Tuesday, 12 May 2009

Beijing: Summer Palace

I've visited the Summer Palace twice, once during the National Day holiday, where, as you can see, I appeared to be joined by a sizable proportion of China's population! This is the seventeen arch bridge leading to the Jade island. On National Day, I ended up spending half an hour waiting in a queue for a boat across Kunming Lake, surprising Chinese people by refusing to allow them to cut in front of me, before giving up and finding the queue on the other side of the bridge only had a five minute wait. Bizarre.
This is the superbly photogenic Buddhist Fragrance Pavilion. To be able to get up close and personal with it, you have to walk up the steps marked out by the brown diamond on the base, by which point you may be feeling less than fragrant yourself.
The Pavilion in all its glory; sadly visitors aren't allowed to climb up inside. Although on busy days perhaps it's a blessing - I can imagine people getting shoved off the balconies by the crowds!
I love the intricately decorated traditional Chinese ceilings.
A brief history of the Summer Palace will tell you that it was built by the Emperor Qianlong in the eighteenth century as a summer retreat for the royal family. A lot of the buildings were destroyed by the British and French during the Second Opium War, and it was later lavished with funds by Empress Cixi, soaking up funds that could've been used to strengthen and improve the country.

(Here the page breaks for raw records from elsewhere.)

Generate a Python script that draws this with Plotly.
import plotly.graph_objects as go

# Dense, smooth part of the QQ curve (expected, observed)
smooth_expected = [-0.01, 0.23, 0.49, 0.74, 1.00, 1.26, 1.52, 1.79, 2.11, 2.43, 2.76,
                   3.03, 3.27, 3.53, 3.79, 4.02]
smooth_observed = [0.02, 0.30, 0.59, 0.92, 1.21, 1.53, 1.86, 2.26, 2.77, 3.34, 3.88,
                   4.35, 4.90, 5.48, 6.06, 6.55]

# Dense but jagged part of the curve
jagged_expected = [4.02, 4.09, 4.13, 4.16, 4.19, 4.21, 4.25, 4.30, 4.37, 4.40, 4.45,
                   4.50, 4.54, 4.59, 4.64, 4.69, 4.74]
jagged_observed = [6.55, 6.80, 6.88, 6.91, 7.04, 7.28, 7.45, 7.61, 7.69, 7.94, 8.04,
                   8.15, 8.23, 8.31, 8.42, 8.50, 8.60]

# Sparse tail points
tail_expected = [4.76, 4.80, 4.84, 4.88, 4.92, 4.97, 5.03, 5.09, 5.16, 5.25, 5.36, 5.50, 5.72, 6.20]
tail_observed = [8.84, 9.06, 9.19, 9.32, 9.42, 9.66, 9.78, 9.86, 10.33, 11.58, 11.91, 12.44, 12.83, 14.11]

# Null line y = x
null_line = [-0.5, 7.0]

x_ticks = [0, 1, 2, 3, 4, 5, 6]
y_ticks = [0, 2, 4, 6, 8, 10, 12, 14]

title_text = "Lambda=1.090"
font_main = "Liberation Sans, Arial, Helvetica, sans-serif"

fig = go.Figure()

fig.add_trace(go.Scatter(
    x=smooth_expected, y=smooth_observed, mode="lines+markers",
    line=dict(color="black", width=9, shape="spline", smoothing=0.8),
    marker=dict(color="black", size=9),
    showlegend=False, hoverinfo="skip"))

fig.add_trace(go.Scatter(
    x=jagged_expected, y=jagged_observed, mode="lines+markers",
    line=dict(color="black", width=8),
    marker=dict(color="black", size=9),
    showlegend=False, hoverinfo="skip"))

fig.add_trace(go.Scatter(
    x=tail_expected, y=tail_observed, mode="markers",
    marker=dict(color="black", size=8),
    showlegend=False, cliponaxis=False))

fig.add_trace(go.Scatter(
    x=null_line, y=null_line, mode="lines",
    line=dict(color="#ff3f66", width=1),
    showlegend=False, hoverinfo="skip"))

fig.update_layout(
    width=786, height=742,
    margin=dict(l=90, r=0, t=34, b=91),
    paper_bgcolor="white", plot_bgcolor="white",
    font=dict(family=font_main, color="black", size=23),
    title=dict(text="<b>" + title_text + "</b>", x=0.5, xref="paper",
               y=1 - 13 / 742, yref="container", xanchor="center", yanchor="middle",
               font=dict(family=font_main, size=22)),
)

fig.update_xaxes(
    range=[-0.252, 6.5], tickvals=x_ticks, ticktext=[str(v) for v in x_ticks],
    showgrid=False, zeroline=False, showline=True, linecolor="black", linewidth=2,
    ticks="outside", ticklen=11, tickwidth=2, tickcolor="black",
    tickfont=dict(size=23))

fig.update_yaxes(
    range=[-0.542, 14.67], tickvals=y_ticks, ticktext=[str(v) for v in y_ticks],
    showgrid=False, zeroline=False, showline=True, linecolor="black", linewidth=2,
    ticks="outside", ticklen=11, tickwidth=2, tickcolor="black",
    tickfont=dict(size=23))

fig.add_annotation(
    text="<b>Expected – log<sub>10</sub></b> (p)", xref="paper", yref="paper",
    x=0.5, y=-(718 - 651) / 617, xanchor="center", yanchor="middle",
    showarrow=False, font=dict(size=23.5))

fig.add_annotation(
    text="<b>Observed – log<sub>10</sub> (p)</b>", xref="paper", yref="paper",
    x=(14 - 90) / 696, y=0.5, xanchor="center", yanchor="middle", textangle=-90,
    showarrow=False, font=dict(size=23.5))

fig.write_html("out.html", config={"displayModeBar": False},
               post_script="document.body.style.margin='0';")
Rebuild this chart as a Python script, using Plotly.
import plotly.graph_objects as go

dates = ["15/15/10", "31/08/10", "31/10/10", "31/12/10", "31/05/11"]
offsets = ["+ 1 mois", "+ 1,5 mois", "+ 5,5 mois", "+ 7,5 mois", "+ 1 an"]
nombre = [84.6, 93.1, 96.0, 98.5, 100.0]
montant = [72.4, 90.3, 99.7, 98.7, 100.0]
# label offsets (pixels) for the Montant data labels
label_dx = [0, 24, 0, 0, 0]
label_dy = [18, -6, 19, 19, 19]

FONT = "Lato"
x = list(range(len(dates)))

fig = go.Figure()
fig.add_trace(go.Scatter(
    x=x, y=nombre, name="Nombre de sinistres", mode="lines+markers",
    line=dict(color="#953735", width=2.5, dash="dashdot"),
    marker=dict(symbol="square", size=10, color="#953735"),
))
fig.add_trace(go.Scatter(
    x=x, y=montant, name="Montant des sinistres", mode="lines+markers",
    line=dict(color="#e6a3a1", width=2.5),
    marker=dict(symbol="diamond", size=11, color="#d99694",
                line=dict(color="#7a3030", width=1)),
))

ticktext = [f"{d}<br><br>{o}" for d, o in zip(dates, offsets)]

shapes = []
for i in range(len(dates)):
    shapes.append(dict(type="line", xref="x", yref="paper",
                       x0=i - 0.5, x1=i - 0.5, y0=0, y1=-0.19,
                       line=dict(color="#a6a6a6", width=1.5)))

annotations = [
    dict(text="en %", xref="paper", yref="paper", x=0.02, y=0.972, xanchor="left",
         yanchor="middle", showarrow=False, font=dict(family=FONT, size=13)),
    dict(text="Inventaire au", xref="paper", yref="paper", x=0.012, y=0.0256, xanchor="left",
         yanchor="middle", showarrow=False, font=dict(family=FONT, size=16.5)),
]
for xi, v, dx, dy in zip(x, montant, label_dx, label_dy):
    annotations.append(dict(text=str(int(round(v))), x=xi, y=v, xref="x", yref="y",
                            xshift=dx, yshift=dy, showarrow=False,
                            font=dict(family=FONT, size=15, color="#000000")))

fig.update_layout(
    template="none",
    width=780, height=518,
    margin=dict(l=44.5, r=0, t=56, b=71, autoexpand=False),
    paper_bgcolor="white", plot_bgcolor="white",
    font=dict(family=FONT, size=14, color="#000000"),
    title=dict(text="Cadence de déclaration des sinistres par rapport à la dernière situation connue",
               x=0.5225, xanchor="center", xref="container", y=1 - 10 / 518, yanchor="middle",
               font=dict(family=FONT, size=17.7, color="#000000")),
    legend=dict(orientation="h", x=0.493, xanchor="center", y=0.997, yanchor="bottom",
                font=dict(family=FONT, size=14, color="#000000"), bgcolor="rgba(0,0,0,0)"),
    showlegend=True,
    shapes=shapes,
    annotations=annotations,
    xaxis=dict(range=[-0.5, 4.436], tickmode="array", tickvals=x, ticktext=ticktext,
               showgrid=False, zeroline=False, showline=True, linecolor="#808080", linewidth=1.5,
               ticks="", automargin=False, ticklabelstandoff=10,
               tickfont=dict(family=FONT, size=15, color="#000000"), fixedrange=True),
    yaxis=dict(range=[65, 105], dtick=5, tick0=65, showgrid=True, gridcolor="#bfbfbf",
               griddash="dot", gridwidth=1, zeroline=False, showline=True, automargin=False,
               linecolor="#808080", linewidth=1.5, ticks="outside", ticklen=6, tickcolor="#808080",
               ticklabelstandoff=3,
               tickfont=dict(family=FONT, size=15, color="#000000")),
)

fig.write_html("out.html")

This was one of the few non-blurry photos that I managed to get when watching the acrobatic show in the Garden on Virtue and Harmony.

Despite the huge crowds over National Day, I found that as soon as I wandered away from the most famous sights, I could easily find a tranquil spot.

I came across this building, which was slightly shabby and covered in creepers. It housed a collection of Qing dynasty furniture that I can remember little about, but the galleries were divinely cool and peaceful.

A gave Suzhou Street a miss as it seemed to be a tourist trap within a tourist trap, although I did enjoy leaning against the parapet of a bridge and watching the hordes of tourists mingling amongst vendors dressed up in traditional Chinese costume.

Take a day trip somewhere new with My World Tuesday.


  1. Absolutely amazing. We forget that China got sophisticated much earlier than Europe. Good thing Mao didn't destroy all the history.

  2. hehe.. this is a must visit place for me. I already mark it on my schedule.

  3. These are such lovely shots!
    I kept scrolling up and down. Coincidentally I too did a post on a palace. :)

  4. beautiful captures...love that last.
    i so love the vastness of china and the many diverse geographical areas and why i am anxious to return for another visit.
    have a great week.

  5. What I beautiful place! I'd love to see it in person.

  6. Great photos and text, J! As always...

  7. Such a fascinating place. Beautiful photos J, I hope I will get to China one day.

  8. I guess we were lucky being taken there by a well educated foreigh office gentleman when there were few people there and the air was clear. Thank you for sharing your experience and lovely pictures.

  9. kb guy - you should definitely visit, it's a great place. my favourite thing was actually just wandering along the long corridor by the lake.

  10. What an amazing opportunity for you. Enjoy being there and don't worry about getting a real job when you grow up. What you are doing is so much better!

  11. What an interesting post. Love the tranquil spot.